On Friday morning at the Jackson Hole Summit, Judy Shelton of the Sound Money Project and Atlas Network spoke on the subject of the gold standard and addressed the perception that people who even dare to mention it are lunatics or, as The American Spectator noted earlier today, Quixotic. Shelton’s presentation focused in the main on the numbers and the policies. Dr. Shelton pointed out that the Fed can’t seem to face up to a simple, apparent, easily understood fact: Their policies aren’t working.

“The difference between our summit, and the one the Feds are holding up the road, is that they are trying to fine tune a model that is clearly not working. […] They are just not ready to admit that their system is not working.
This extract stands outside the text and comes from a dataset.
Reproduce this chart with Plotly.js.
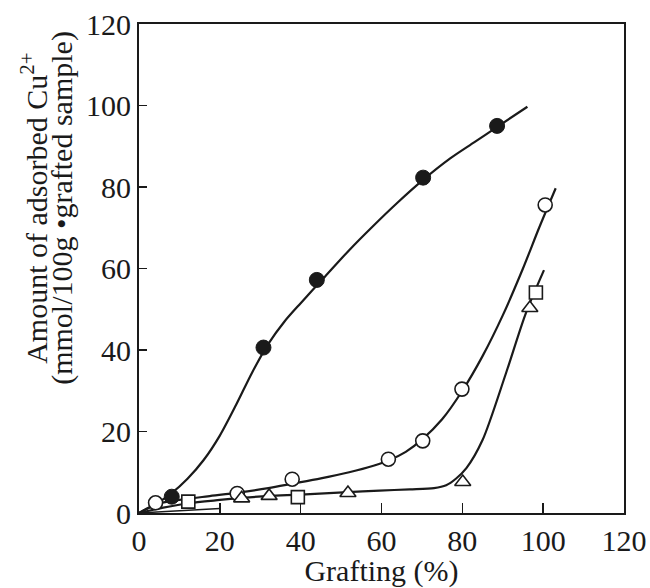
<!DOCTYPE html>
<html>
<head>
<meta charset="utf-8">
<script src="https://cdn.plot.ly/plotly-3.0.1.min.js"></script>
<style>html,body{margin:0;padding:0;background:#fff;}#chart{width:650px;height:588px;}</style>
</head>
<body>
<div id="chart"></div>
<script>
// Measured points
const filledX = [8.1, 30.8, 44.0, 70.3, 88.6];
const filledY = [4.0, 40.6, 57.2, 82.3, 95.0];
const openX = [4.1, 24.3, 37.9, 61.7, 70.2, 79.9, 100.5];
const openY = [2.5, 4.8, 8.3, 13.2, 17.7, 30.4, 75.6];
const squareX = [12.2, 39.3, 98.2];
const squareY = [2.8, 3.9, 54.1];
const triX = [25.4, 32.2, 51.7, 80.1, 96.7];
const triY = [3.6, 4.2, 4.9, 7.6, 50.3];

// Fitted curves
const fitFilledX = [0, 4, 8, 12, 16, 20, 24, 28, 32, 36, 40, 46, 52, 58, 64, 70, 77, 83, 89, 96.1];
const fitFilledY = [0, 2.1, 4.8, 8.4, 13.0, 19.0, 26.5, 34.5, 41.5, 47.0, 51.5, 58.0, 64.5, 70.5, 76.2, 81.5, 87.0, 91.0, 95.0, 99.7];
const fitOpenX = [0, 4, 10, 17, 24.5, 32, 38, 45, 52, 58, 62, 66, 70, 75, 80, 85, 90, 95, 99, 103.1];
const fitOpenY = [0, 2.1, 3.2, 4.1, 5.0, 6.1, 7.2, 8.5, 10.0, 11.6, 13.0, 15.0, 18.0, 23.0, 30.0, 38.5, 48.5, 60.0, 70.0, 79.7];
const fitLowX = [0, 6, 12.2, 20, 25.4, 32.2, 40, 51.7, 59.5, 67, 73, 76, 78.4, 81, 85, 90.8, 95.7, 100.2];
const fitLowY = [0, 1.3, 2.4, 3.2, 3.7, 4.2, 4.5, 5.1, 5.5, 5.8, 6.1, 6.8, 8.4, 11.0, 17.9, 34.3, 49.0, 59.6];
const fitBaseX = [0, 8, 16, 20];
const fitBaseY = [0, 0.5, 0.9, 1.1];

const xTicks = [0, 20, 40, 60, 80, 100, 120];
const yTicks = [0, 20, 40, 60, 80, 100, 120];

const lineStyle = {color: '#1a1a1a', width: 2.2, shape: 'spline', smoothing: 0.8};
const traces = [
  {x: fitBaseX, y: fitBaseY, mode: 'lines', line: {color: '#1a1a1a', width: 1.5}, hoverinfo: 'skip'},
  {x: fitFilledX, y: fitFilledY, mode: 'lines', line: lineStyle},
  {x: fitOpenX, y: fitOpenY, mode: 'lines', line: lineStyle},
  {x: fitLowX, y: fitLowY, mode: 'lines', line: lineStyle},
  {x: filledX, y: filledY, mode: 'markers', marker: {symbol: 'circle', size: 15, color: '#1a1a1a', line: {color: '#1a1a1a', width: 1}}},
  {x: openX, y: openY, mode: 'markers', marker: {symbol: 'circle', size: 14, color: '#ffffff', line: {color: '#1a1a1a', width: 1.6}}},
  {x: squareX, y: squareY, mode: 'markers', marker: {symbol: 'square', size: 13, color: '#ffffff', line: {color: '#1a1a1a', width: 1.6}}},
  {x: triX, y: triY, mode: 'markers', marker: {symbol: 'triangle-up', size: 14, color: '#ffffff', line: {color: '#1a1a1a', width: 1.6}}}
];

const font = {family: '"Liberation Serif", "Times New Roman", serif', color: '#1a1a1a'};
const layout = {
  width: 650, height: 588,
  margin: {l: 139, r: 26, t: 24, b: 75},
  paper_bgcolor: '#fff', plot_bgcolor: '#fff',
  showlegend: false,
  font: Object.assign({size: 30}, font),
  xaxis: {
    range: [0, 120], tickvals: xTicks, ticktext: xTicks.map(String),
    ticks: 'inside', ticklen: 10, tickwidth: 1.5, tickcolor: '#1a1a1a',
    showline: true, linecolor: '#1a1a1a', linewidth: 2, mirror: true,
    showgrid: false, zeroline: false,
    tickfont: Object.assign({size: 30}, font),
    title: {text: 'Grafting (%)', font: Object.assign({size: 30}, font), standoff: 2}
  },
  yaxis: {
    range: [0, 120], tickvals: yTicks, ticktext: yTicks.map(String),
    ticks: 'inside', ticklen: 8, tickwidth: 1.5, tickcolor: '#1a1a1a',
    showline: true, linecolor: '#1a1a1a', linewidth: 2, mirror: true,
    showgrid: false, zeroline: false,
    tickfont: Object.assign({size: 30}, font)
  },
  annotations: [
    {
      xref: 'paper', yref: 'paper', x: -0.2165, y: 0.624,
      xanchor: 'center', yanchor: 'middle', textangle: -90, showarrow: false,
      text: 'Amount of adsorbed Cu<sup>2+</sup>',
      font: Object.assign({size: 30}, font)
    },
    {
      xref: 'paper', yref: 'paper', x: -0.1588, y: 0.624,
      xanchor: 'center', yanchor: 'middle', textangle: -90, showarrow: false,
      text: '(mmol/100g •grafted sample)',
      font: Object.assign({size: 30}, font)
    }
  ]
};
Plotly.newPlot('chart', traces, layout, {displayModeBar: false, staticPlot: true});
</script>
</body>
</html>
Shelton also notes, as have several speakers at the Summit, that the Fed’s September meeting is just three weeks away. “Everyone’s wondering what happens if the Fed does raise interest rates? What happens if they don’t.” This highlights the common and easy to grasp theme among the speakers. What sense does it make that the free market holds its collective breath in anticipation of decrees from on high by central planner; by a “committee of wizards” as George Mason University Professor of Economics Dr. Lawrence White put it in the opening talk. Dr. Shelton put it in terms that anyone can understand and appreciate, an encapsulation and packaging process the entire issue of monetary policy has sorely needed.

We dare to talk about the gold standard and its relative merits, knowing that the merest whisper of a gold standard is enough to elicit the guffaws of the central bankers down the road. Because they say “that’s just crazy.” And I think, really? Crazier than negative interest rates? Crazier than paying banks to keep loanable funds in sterile depository accounts at the fed? Crazier than having the Fed buy up trillions in government debt, remit the interest payments back to treasury, and then count that as revenue to the federal budget? Is it crazier than having hordes of financial market analysts parsing every word uttered by a monetary official, obsessing over the minutes of the latest fed meeting trying to glean clues about what must happen next. It’s almost as if we’ve forgotten how to engage in free enterprise, because we’re waiting for marching orders from a central planning agency. I think we’re the rational ones. They like to brand us as ideologues, but in truth we’re the realists. And that sobering fact is becoming clearer every day as reality continues to whipsaw global markets.

Who is the crazy one, she wonders. If monetary policy, if a currency debate, if interest rates and quantitative easing and the Fed as a whole are going to truly become a major part of the 2016 presidential race, then that is one of the first and most important questions that each speaker at the Summit must answer, and answer well. They’d be greatly served by following Dr. Judy Shelton’s example.